Directive: Include the line containing "return fig.add_axes([fx(x0), fy(y1), (x1" and all lines before it, repeated exactly from the listing below, without pictures.
[begin Dataset content]
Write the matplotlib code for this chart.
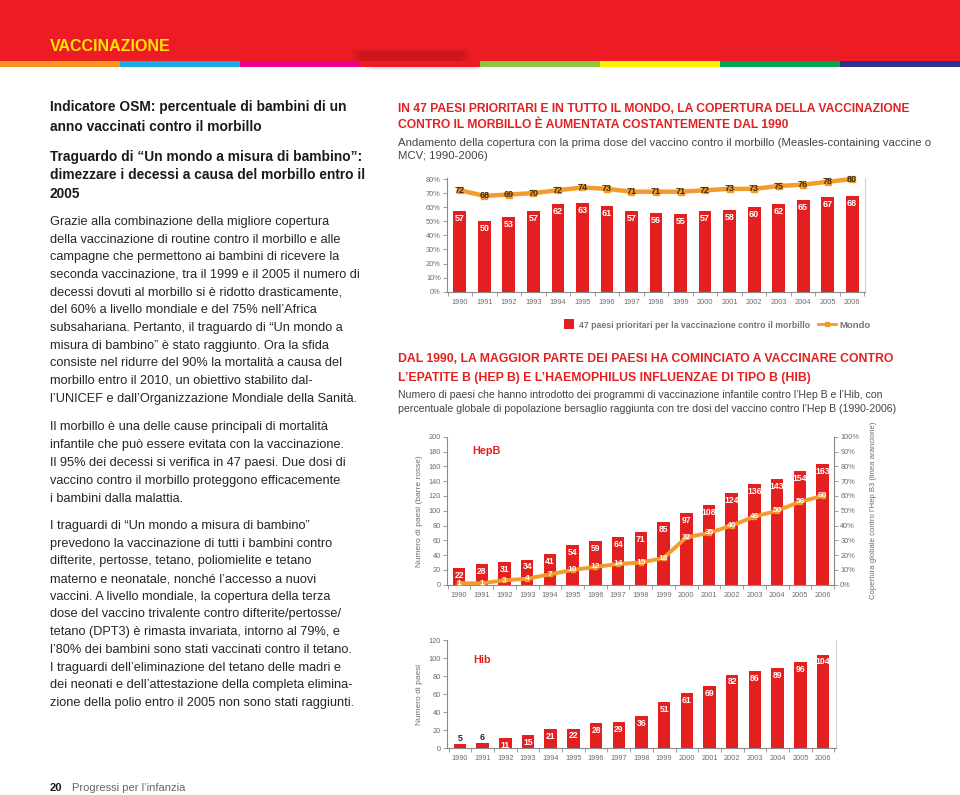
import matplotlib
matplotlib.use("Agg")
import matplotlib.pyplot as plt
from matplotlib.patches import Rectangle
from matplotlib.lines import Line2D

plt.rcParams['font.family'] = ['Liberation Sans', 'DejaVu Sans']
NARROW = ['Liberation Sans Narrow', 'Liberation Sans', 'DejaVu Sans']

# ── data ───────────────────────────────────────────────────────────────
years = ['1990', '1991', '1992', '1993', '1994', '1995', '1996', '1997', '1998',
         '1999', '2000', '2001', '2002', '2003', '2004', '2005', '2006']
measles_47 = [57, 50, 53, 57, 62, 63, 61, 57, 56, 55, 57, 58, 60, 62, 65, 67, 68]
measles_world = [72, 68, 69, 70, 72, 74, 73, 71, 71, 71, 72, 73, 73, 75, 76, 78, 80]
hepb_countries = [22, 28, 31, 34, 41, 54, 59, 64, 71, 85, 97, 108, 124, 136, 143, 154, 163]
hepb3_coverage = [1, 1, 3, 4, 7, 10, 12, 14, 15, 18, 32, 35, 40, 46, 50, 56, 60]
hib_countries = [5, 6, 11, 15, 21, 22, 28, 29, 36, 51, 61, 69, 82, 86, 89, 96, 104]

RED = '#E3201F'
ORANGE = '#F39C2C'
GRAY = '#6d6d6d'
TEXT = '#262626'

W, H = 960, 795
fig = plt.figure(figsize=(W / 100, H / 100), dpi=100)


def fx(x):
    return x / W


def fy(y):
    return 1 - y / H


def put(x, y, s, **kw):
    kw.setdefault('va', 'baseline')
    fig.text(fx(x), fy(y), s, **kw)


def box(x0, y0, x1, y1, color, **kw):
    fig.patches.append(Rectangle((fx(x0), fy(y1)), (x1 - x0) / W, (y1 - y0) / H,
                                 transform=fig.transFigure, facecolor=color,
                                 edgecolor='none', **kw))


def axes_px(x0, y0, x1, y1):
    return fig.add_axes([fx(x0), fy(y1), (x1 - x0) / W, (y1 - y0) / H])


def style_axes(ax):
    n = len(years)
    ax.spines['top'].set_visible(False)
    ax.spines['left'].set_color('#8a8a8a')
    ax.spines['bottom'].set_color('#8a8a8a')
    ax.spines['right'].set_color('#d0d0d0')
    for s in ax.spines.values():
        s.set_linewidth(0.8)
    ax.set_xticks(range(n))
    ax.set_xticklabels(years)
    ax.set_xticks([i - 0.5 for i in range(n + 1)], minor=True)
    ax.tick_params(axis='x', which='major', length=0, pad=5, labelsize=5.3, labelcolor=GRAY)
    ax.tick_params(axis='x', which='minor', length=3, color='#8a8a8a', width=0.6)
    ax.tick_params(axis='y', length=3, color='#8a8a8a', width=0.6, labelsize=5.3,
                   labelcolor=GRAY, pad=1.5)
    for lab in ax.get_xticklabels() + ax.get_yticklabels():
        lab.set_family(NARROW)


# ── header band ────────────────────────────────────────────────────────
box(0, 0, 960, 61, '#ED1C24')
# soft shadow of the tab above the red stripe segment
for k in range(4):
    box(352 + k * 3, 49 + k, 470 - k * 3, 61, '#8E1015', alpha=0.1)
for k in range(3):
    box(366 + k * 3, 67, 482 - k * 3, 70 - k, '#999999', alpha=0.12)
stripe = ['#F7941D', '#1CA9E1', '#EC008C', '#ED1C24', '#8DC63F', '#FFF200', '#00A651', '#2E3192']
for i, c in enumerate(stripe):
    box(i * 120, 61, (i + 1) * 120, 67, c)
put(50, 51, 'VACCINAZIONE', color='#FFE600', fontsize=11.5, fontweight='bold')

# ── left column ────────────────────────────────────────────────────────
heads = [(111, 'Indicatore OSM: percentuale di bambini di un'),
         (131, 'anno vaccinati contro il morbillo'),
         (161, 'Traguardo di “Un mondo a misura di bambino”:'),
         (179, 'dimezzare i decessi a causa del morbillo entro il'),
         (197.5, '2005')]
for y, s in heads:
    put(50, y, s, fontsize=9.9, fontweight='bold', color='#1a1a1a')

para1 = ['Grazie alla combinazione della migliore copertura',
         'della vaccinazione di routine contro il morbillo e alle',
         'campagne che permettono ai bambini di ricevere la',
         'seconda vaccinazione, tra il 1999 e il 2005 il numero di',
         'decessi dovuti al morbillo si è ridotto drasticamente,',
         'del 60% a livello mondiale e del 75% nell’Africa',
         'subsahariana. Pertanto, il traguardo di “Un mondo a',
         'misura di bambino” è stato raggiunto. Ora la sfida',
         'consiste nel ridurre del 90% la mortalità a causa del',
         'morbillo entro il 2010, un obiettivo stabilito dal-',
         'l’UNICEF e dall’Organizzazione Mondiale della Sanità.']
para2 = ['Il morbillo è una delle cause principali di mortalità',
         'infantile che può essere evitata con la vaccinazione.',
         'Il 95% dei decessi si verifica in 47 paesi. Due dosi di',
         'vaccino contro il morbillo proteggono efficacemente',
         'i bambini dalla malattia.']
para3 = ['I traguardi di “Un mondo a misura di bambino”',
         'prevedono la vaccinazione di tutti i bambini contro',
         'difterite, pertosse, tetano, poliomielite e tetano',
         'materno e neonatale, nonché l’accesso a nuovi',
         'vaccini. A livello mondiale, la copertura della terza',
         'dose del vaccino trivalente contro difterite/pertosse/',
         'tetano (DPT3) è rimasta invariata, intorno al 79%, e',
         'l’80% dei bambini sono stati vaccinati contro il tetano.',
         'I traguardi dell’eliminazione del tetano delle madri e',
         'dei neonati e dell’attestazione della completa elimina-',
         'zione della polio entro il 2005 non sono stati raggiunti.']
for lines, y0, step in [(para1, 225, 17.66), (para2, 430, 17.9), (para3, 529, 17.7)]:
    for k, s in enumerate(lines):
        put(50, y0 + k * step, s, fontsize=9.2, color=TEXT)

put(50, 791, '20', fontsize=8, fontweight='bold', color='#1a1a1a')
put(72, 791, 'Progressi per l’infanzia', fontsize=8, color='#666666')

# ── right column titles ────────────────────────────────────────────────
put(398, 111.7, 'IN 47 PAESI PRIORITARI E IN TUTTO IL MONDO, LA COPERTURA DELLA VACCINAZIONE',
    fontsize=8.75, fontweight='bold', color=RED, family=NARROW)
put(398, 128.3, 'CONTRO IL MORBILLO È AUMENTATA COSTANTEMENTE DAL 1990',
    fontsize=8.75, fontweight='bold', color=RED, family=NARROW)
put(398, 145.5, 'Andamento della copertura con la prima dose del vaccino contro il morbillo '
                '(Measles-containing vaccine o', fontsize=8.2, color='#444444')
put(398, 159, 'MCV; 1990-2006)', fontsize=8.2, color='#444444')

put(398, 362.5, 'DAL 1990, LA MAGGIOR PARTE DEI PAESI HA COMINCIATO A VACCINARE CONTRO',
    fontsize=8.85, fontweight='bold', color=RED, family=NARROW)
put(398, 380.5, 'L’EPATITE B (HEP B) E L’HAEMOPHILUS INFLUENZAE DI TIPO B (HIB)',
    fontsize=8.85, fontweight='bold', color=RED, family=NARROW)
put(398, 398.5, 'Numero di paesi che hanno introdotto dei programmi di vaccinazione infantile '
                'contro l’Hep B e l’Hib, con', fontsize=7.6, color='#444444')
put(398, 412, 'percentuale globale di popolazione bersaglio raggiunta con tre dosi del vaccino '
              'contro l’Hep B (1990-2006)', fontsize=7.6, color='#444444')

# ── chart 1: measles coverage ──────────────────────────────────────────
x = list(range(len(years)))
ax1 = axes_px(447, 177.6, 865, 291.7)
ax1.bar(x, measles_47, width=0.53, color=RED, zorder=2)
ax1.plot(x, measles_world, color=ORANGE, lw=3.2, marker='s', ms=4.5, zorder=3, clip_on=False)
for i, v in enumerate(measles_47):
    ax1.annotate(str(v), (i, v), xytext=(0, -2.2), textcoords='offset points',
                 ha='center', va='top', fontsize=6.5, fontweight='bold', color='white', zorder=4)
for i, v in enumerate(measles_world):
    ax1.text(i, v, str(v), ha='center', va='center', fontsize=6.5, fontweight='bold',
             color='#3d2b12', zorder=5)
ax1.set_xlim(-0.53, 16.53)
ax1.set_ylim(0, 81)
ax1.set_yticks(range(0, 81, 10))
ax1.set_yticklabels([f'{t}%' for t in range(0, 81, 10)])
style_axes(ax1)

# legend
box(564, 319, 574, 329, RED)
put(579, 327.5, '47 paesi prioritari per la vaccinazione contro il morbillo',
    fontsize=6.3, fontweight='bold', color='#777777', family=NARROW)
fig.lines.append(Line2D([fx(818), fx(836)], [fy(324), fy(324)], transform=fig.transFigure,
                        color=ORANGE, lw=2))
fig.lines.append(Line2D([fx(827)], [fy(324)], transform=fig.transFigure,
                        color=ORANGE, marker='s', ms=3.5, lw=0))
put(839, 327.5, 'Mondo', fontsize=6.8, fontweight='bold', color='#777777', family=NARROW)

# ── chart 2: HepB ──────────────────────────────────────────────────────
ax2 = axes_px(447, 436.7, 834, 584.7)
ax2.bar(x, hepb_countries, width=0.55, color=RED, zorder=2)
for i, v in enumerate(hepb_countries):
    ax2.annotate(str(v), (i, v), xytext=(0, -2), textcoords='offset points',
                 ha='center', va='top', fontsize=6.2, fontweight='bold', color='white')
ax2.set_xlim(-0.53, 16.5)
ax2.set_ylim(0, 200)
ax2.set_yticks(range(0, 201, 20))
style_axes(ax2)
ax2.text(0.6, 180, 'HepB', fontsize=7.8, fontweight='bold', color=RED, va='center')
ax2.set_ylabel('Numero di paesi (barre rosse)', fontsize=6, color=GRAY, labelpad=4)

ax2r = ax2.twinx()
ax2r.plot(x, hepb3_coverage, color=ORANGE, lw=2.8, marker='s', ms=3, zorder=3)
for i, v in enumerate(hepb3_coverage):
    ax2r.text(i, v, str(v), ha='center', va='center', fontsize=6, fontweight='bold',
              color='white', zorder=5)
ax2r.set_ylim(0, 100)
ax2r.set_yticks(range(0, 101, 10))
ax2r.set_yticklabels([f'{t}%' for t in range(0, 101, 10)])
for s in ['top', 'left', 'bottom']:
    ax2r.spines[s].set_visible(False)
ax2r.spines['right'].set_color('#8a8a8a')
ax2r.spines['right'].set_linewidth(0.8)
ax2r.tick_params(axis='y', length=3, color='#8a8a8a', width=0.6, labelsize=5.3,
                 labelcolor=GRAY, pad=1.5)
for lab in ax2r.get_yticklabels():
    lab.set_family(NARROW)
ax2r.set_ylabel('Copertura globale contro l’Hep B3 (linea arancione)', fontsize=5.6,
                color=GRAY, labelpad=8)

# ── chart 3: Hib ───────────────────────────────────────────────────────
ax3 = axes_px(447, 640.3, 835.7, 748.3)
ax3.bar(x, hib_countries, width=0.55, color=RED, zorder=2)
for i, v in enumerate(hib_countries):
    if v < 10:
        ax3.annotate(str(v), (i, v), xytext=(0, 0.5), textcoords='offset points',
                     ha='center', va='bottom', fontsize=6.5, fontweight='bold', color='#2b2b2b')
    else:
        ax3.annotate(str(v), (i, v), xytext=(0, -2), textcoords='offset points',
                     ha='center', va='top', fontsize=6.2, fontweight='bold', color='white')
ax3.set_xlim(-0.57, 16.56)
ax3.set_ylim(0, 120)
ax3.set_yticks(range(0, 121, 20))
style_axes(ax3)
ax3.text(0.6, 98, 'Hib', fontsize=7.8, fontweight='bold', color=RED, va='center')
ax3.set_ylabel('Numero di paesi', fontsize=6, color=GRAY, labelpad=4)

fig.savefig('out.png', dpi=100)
[end Dataset content]
Written reply:
Write the matplotlib code for this chart.
import matplotlib
matplotlib.use("Agg")
import matplotlib.pyplot as plt
from matplotlib.patches import Rectangle
from matplotlib.lines import Line2D

plt.rcParams['font.family'] = ['Liberation Sans', 'DejaVu Sans']
NARROW = ['Liberation Sans Narrow', 'Liberation Sans', 'DejaVu Sans']

# ── data ───────────────────────────────────────────────────────────────
years = ['1990', '1991', '1992', '1993', '1994', '1995', '1996', '1997', '1998',
         '1999', '2000', '2001', '2002', '2003', '2004', '2005', '2006']
measles_47 = [57, 50, 53, 57, 62, 63, 61, 57, 56, 55, 57, 58, 60, 62, 65, 67, 68]
measles_world = [72, 68, 69, 70, 72, 74, 73, 71, 71, 71, 72, 73, 73, 75, 76, 78, 80]
hepb_countries = [22, 28, 31, 34, 41, 54, 59, 64, 71, 85, 97, 108, 124, 136, 143, 154, 163]
hepb3_coverage = [1, 1, 3, 4, 7, 10, 12, 14, 15, 18, 32, 35, 40, 46, 50, 56, 60]
hib_countries = [5, 6, 11, 15, 21, 22, 28, 29, 36, 51, 61, 69, 82, 86, 89, 96, 104]

RED = '#E3201F'
ORANGE = '#F39C2C'
GRAY = '#6d6d6d'
TEXT = '#262626'

W, H = 960, 795
fig = plt.figure(figsize=(W / 100, H / 100), dpi=100)


def fx(x):
    return x / W


def fy(y):
    return 1 - y / H


def put(x, y, s, **kw):
    kw.setdefault('va', 'baseline')
    fig.text(fx(x), fy(y), s, **kw)


def box(x0, y0, x1, y1, color, **kw):
    fig.patches.append(Rectangle((fx(x0), fy(y1)), (x1 - x0) / W, (y1 - y0) / H,
                                 transform=fig.transFigure, facecolor=color,
                                 edgecolor='none', **kw))


def axes_px(x0, y0, x1, y1):
    return fig.add_axes([fx(x0), fy(y1), (x1 - x0) / W, (y1 - y0) / H])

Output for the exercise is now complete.